I have a brace of ales by Springhead to talk about over this time of mourning and celebration - the whole point of the Christian faith no less - and I thought that I would reflect this in some ales of a character that befits my vision of that celebration. Of course, being a wuss, I'm only having a single ale tonight. Therefore I start with Maid Marian who, by tradition, was compassionate and eased the suffering of those in the manor to which she was born before being betrothed and fighting with and for the Merry Men. And now I have an ale by the same name.
The aroma is dominated by Seville oranges and the faintest hint of an English meadow in the summer, from a brew that seems like a version of slightly copper tones atop the standard shade for apple juice (though that may just be the oak design on the bottle that had me in mind of that). A decent pouring head with a lot of fuss in the carbonation that dies away quickly to leave a definite lack of froth and no wort blooming. There's a candied edge to the whole affair that is simply there - neither positively nor negatively. As far as Maid Marian would have gone I imagine this to be out of the experience of English Saxon nobility in the high Middle Ages, though the oranges may well have been known enough to have been tried, who knows?
First taste of this golden 4.5% ABV is actually refreshing. It is a thirst quencher after the fashion of quite a few of the recent pales that I've been having, and that's no bad thing, but with the weather the way it is and the time pressing for coursework marking I'm not sure it sits right. What would? Good question. Anyway, that carbonation is very much in evidence on tasting, closely supported by the yeast and the spice of something malty deep below the surface but staying tantalisingly out of reach and beyond my ability to analyse. The oranges take the main role but rapidly descend into citrus tang with no particular point of origin or reference. Then the whole thing accelerates to the back of the throat and then hangs around, sadly, like somebody trying to emigrate from Spain to a place with a harsher and colder climate but finding that their papers aren't in order and the place they're heading to isn't part of the EU and they have lost their passport. In short, it's a long-lived and sad sort of taste to it. Not good, not bad, just sort of there.
This has been in the kitchen for a long time, I got it as part of a Christmas present to myself from a supermarket chain doing a decent offer that wasn't B&M, and it has been waiting with its inevitable partner, who will turn up on Easter Sunday, to be tasted ever since.

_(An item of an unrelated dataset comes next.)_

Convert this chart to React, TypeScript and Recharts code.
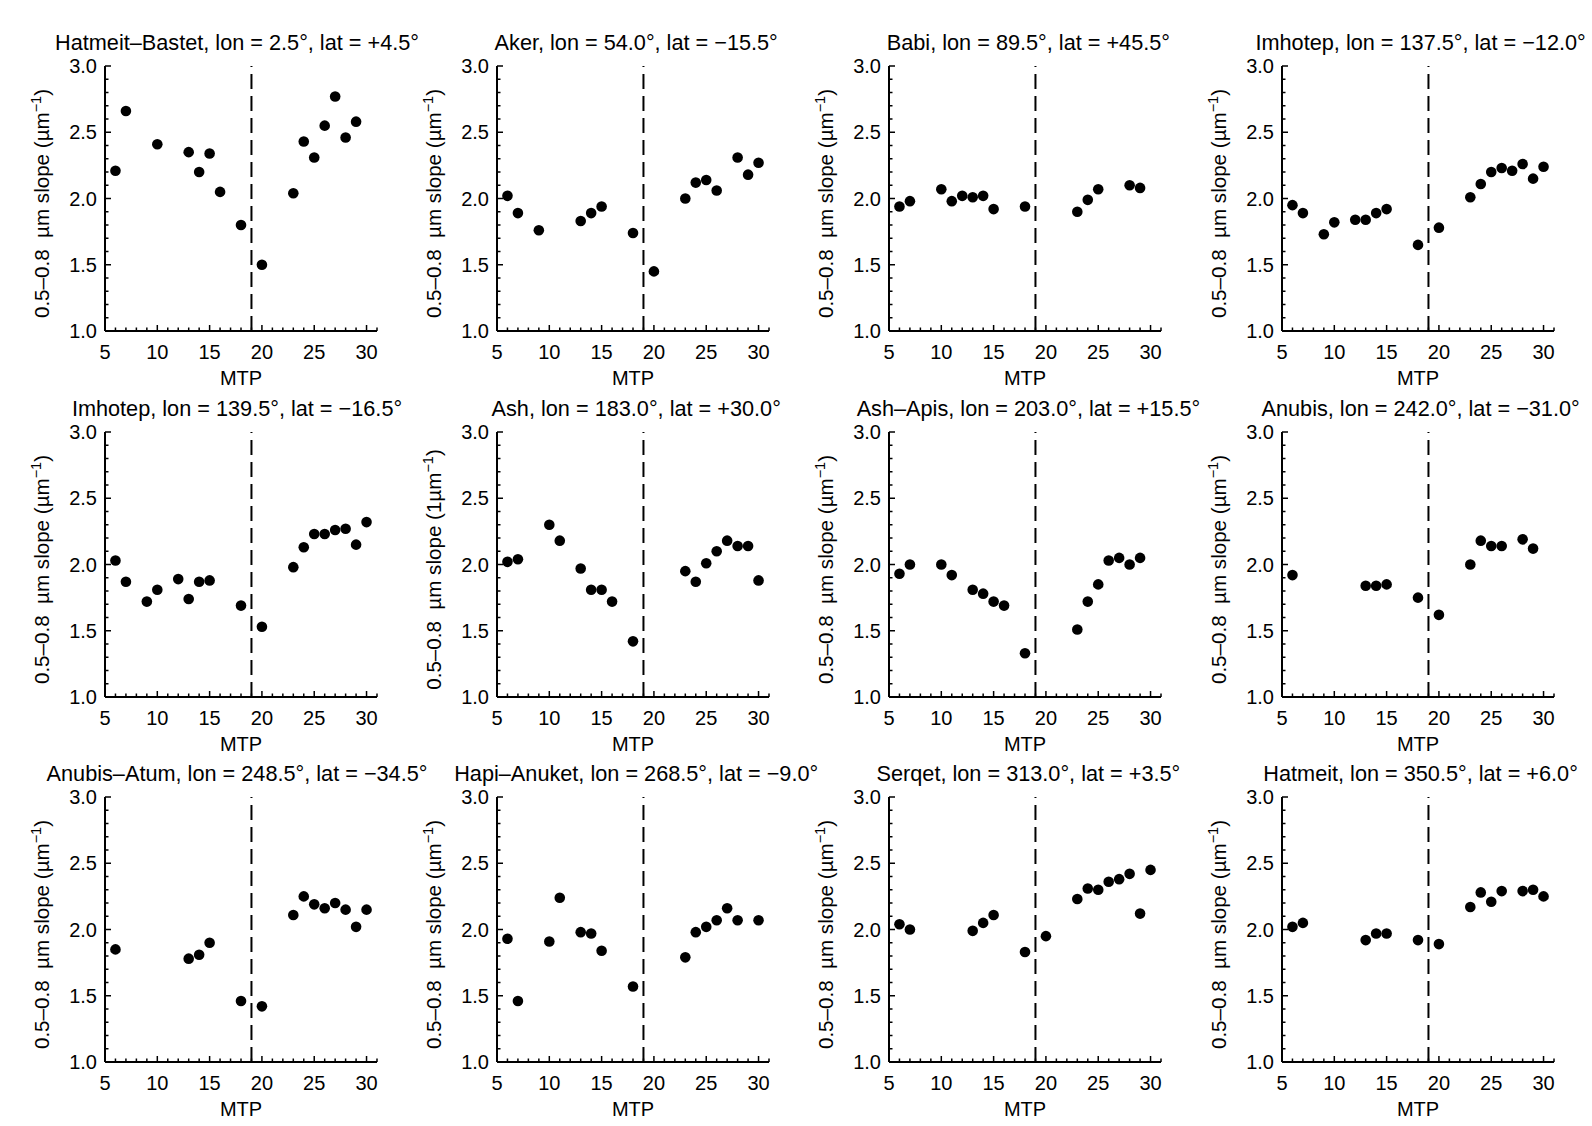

It has not disappointed or proved not to be worth the wait but nor has it made me sit up and take notice enough to immediately plan buying another load in. In that regard it is not as hot as some of the offerings by Innis & Gunn but is considerably better than some of the ales, like Criminales, that I've had.
Best enjoyed, I feel, on a dappled day with the canopy of a tree betwixt you and the sun; watch the birds flit back and forth, listen to their territorial disputes rendered in song and feel the warmth of the soil underfoot (because you'll be barefoot, obviously). Smell the fresh scent of mown grass, hear the dulcet tones of screaming children as they argue over who got the toys out first or which parent to be in their game of 'house' (and why do none of them play 17?) and reflect on life in the fast lane of the mechanised global north and west. Aah! Lovely.